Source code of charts
==================================================

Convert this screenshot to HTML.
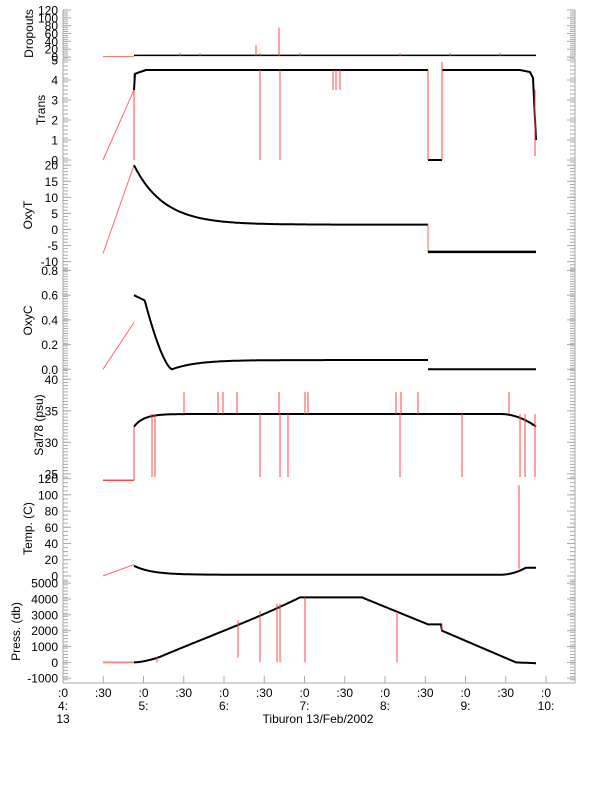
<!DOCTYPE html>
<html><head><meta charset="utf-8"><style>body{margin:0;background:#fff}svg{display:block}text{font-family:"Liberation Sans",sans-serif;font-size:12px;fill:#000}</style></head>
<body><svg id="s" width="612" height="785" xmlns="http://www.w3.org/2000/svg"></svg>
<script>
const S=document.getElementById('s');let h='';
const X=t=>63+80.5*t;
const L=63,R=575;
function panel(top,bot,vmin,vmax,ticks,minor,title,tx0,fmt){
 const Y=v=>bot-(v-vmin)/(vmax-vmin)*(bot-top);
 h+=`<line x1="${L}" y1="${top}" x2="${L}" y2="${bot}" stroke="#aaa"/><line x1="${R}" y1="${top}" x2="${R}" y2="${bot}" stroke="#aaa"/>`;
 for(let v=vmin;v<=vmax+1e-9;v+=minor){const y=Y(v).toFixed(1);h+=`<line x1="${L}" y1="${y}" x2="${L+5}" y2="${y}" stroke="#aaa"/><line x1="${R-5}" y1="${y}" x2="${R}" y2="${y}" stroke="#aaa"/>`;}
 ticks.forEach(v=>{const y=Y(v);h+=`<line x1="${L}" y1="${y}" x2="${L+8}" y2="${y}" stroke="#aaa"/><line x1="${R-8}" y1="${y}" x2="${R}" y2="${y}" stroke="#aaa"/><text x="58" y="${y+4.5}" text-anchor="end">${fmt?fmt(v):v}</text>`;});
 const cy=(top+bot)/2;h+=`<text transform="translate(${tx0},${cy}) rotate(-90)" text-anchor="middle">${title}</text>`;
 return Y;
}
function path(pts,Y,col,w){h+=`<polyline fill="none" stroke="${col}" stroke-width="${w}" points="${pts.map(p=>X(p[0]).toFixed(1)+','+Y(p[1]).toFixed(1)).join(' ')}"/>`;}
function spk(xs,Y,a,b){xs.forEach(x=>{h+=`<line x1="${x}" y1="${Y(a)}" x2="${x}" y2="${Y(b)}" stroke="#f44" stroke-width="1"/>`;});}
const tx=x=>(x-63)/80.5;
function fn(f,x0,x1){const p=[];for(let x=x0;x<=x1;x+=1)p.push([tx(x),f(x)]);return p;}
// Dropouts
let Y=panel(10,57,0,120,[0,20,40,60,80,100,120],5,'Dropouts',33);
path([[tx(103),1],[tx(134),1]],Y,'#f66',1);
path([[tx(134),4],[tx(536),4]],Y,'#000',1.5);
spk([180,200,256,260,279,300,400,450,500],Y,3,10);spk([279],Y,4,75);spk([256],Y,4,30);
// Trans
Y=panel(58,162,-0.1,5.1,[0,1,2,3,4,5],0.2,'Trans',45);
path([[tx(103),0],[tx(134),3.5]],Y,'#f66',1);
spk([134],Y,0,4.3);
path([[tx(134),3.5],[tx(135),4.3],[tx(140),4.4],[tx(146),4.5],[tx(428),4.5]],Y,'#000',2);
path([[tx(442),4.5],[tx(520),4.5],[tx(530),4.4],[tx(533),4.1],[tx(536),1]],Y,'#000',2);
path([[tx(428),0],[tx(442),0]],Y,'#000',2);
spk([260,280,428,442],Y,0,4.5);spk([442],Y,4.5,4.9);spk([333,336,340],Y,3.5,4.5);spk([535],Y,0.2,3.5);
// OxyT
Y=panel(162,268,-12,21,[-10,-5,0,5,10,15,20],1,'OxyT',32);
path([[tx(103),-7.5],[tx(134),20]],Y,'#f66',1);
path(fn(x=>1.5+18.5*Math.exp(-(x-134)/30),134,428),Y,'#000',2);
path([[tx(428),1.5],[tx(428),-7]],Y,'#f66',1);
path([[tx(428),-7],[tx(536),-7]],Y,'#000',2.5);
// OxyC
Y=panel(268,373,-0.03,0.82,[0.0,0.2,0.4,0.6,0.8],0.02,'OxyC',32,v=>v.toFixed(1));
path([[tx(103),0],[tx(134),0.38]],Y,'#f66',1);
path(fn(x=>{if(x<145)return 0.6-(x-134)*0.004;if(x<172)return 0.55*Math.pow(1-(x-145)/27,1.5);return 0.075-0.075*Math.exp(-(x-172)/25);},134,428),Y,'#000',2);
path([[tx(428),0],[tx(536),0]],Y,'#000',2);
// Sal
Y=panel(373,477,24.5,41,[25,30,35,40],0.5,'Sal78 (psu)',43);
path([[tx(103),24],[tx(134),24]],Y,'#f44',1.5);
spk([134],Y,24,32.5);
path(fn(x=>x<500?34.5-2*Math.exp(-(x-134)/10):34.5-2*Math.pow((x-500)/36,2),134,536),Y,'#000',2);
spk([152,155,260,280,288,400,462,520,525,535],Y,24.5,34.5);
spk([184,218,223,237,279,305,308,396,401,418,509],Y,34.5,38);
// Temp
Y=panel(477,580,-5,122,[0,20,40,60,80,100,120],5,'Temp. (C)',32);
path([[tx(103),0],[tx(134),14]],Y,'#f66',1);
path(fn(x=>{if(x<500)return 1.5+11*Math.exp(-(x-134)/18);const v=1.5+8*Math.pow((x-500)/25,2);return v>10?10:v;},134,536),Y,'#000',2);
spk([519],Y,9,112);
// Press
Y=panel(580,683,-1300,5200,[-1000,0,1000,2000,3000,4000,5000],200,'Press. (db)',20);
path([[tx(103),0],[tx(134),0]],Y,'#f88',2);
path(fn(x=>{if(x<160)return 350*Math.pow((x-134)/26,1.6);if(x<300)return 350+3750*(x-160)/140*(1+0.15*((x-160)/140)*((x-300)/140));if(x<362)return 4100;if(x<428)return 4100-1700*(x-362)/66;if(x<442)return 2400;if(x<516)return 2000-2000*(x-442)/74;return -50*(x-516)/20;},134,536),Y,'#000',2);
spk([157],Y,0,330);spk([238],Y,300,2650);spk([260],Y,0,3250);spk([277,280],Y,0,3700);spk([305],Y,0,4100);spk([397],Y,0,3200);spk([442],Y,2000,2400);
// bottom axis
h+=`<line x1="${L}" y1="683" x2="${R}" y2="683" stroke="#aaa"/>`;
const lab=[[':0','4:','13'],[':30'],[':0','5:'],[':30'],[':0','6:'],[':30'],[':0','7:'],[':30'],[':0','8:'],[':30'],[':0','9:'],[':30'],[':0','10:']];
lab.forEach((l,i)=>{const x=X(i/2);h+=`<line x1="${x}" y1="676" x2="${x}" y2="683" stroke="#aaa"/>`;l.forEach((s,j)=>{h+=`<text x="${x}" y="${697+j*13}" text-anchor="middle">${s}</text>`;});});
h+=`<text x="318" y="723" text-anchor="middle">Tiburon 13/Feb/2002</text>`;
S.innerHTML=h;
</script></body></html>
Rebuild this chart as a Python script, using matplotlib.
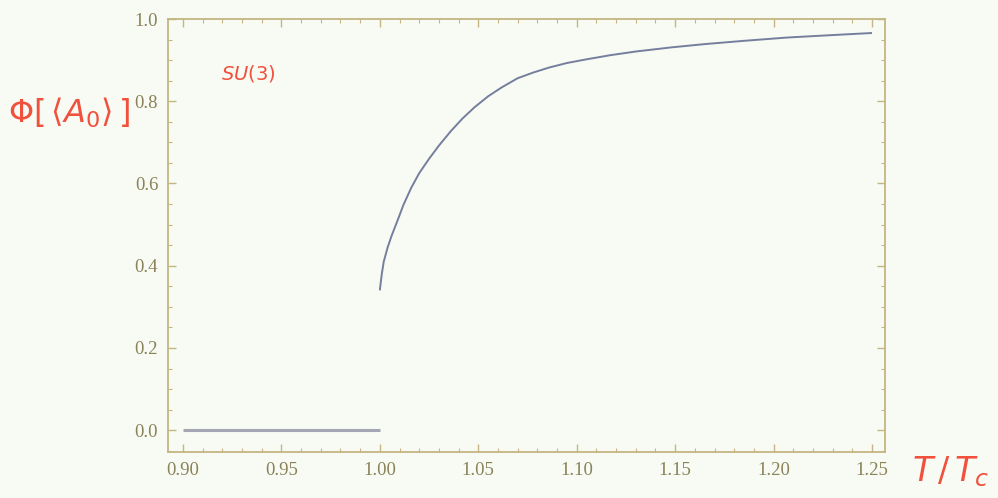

==================================================

Job:
Write out all the records again, exactly, minus any pictures.

The completed task:
Convert this screenshot to HTML.
<!DOCTYPE html>
<html><head><meta charset="utf-8"><style>body{margin:0;background:#fff}svg{display:block}text{font-family:"Liberation Sans",sans-serif;font-size:12px;fill:#000}</style></head>
<body><svg id="s" width="612" height="785" xmlns="http://www.w3.org/2000/svg"></svg>
<script>
const S=document.getElementById('s');let h='';
const X=t=>63+80.5*t;
const L=63,R=575;
function panel(top,bot,vmin,vmax,ticks,minor,title,tx0,fmt){
 const Y=v=>bot-(v-vmin)/(vmax-vmin)*(bot-top);
 h+=`<line x1="${L}" y1="${top}" x2="${L}" y2="${bot}" stroke="#aaa"/><line x1="${R}" y1="${top}" x2="${R}" y2="${bot}" stroke="#aaa"/>`;
 for(let v=vmin;v<=vmax+1e-9;v+=minor){const y=Y(v).toFixed(1);h+=`<line x1="${L}" y1="${y}" x2="${L+5}" y2="${y}" stroke="#aaa"/><line x1="${R-5}" y1="${y}" x2="${R}" y2="${y}" stroke="#aaa"/>`;}
 ticks.forEach(v=>{const y=Y(v);h+=`<line x1="${L}" y1="${y}" x2="${L+8}" y2="${y}" stroke="#aaa"/><line x1="${R-8}" y1="${y}" x2="${R}" y2="${y}" stroke="#aaa"/><text x="58" y="${y+4.5}" text-anchor="end">${fmt?fmt(v):v}</text>`;});
 const cy=(top+bot)/2;h+=`<text transform="translate(${tx0},${cy}) rotate(-90)" text-anchor="middle">${title}</text>`;
 return Y;
}
function path(pts,Y,col,w){h+=`<polyline fill="none" stroke="${col}" stroke-width="${w}" points="${pts.map(p=>X(p[0]).toFixed(1)+','+Y(p[1]).toFixed(1)).join(' ')}"/>`;}
function spk(xs,Y,a,b){xs.forEach(x=>{h+=`<line x1="${x}" y1="${Y(a)}" x2="${x}" y2="${Y(b)}" stroke="#f44" stroke-width="1"/>`;});}
const tx=x=>(x-63)/80.5;
function fn(f,x0,x1){const p=[];for(let x=x0;x<=x1;x+=1)p.push([tx(x),f(x)]);return p;}
// Dropouts
let Y=panel(10,57,0,120,[0,20,40,60,80,100,120],5,'Dropouts',33);
path([[tx(103),1],[tx(134),1]],Y,'#f66',1);
path([[tx(134),4],[tx(536),4]],Y,'#000',1.5);
spk([180,200,256,260,279,300,400,450,500],Y,3,10);spk([279],Y,4,75);spk([256],Y,4,30);
// Trans
Y=panel(58,162,-0.1,5.1,[0,1,2,3,4,5],0.2,'Trans',45);
path([[tx(103),0],[tx(134),3.5]],Y,'#f66',1);
spk([134],Y,0,4.3);
path([[tx(134),3.5],[tx(135),4.3],[tx(140),4.4],[tx(146),4.5],[tx(428),4.5]],Y,'#000',2);
path([[tx(442),4.5],[tx(520),4.5],[tx(530),4.4],[tx(533),4.1],[tx(536),1]],Y,'#000',2);
path([[tx(428),0],[tx(442),0]],Y,'#000',2);
spk([260,280,428,442],Y,0,4.5);spk([442],Y,4.5,4.9);spk([333,336,340],Y,3.5,4.5);spk([535],Y,0.2,3.5);
// OxyT
Y=panel(162,268,-12,21,[-10,-5,0,5,10,15,20],1,'OxyT',32);
path([[tx(103),-7.5],[tx(134),20]],Y,'#f66',1);
path(fn(x=>1.5+18.5*Math.exp(-(x-134)/30),134,428),Y,'#000',2);
path([[tx(428),1.5],[tx(428),-7]],Y,'#f66',1);
path([[tx(428),-7],[tx(536),-7]],Y,'#000',2.5);
// OxyC
Y=panel(268,373,-0.03,0.82,[0.0,0.2,0.4,0.6,0.8],0.02,'OxyC',32,v=>v.toFixed(1));
path([[tx(103),0],[tx(134),0.38]],Y,'#f66',1);
path(fn(x=>{if(x<145)return 0.6-(x-134)*0.004;if(x<172)return 0.55*Math.pow(1-(x-145)/27,1.5);return 0.075-0.075*Math.exp(-(x-172)/25);},134,428),Y,'#000',2);
path([[tx(428),0],[tx(536),0]],Y,'#000',2);
// Sal
Y=panel(373,477,24.5,41,[25,30,35,40],0.5,'Sal78 (psu)',43);
path([[tx(103),24],[tx(134),24]],Y,'#f44',1.5);
spk([134],Y,24,32.5);
path(fn(x=>x<500?34.5-2*Math.exp(-(x-134)/10):34.5-2*Math.pow((x-500)/36,2),134,536),Y,'#000',2);
spk([152,155,260,280,288,400,462,520,525,535],Y,24.5,34.5);
spk([184,218,223,237,279,305,308,396,401,418,509],Y,34.5,38);
// Temp
Y=panel(477,580,-5,122,[0,20,40,60,80,100,120],5,'Temp. (C)',32);
path([[tx(103),0],[tx(134),14]],Y,'#f66',1);
path(fn(x=>{if(x<500)return 1.5+11*Math.exp(-(x-134)/18);const v=1.5+8*Math.pow((x-500)/25,2);return v>10?10:v;},134,536),Y,'#000',2);
spk([519],Y,9,112);
// Press
Y=panel(580,683,-1300,5200,[-1000,0,1000,2000,3000,4000,5000],200,'Press. (db)',20);
path([[tx(103),0],[tx(134),0]],Y,'#f88',2);
path(fn(x=>{if(x<160)return 350*Math.pow((x-134)/26,1.6);if(x<300)return 350+3750*(x-160)/140*(1+0.15*((x-160)/140)*((x-300)/140));if(x<362)return 4100;if(x<428)return 4100-1700*(x-362)/66;if(x<442)return 2400;if(x<516)return 2000-2000*(x-442)/74;return -50*(x-516)/20;},134,536),Y,'#000',2);
spk([157],Y,0,330);spk([238],Y,300,2650);spk([260],Y,0,3250);spk([277,280],Y,0,3700);spk([305],Y,0,4100);spk([397],Y,0,3200);spk([442],Y,2000,2400);
// bottom axis
h+=`<line x1="${L}" y1="683" x2="${R}" y2="683" stroke="#aaa"/>`;
const lab=[[':0','4:','13'],[':30'],[':0','5:'],[':30'],[':0','6:'],[':30'],[':0','7:'],[':30'],[':0','8:'],[':30'],[':0','9:'],[':30'],[':0','10:']];
lab.forEach((l,i)=>{const x=X(i/2);h+=`<line x1="${x}" y1="676" x2="${x}" y2="683" stroke="#aaa"/>`;l.forEach((s,j)=>{h+=`<text x="${x}" y="${697+j*13}" text-anchor="middle">${s}</text>`;});});
h+=`<text x="318" y="723" text-anchor="middle">Tiburon 13/Feb/2002</text>`;
S.innerHTML=h;
</script></body></html>
Rebuild this chart as a Python script, using matplotlib.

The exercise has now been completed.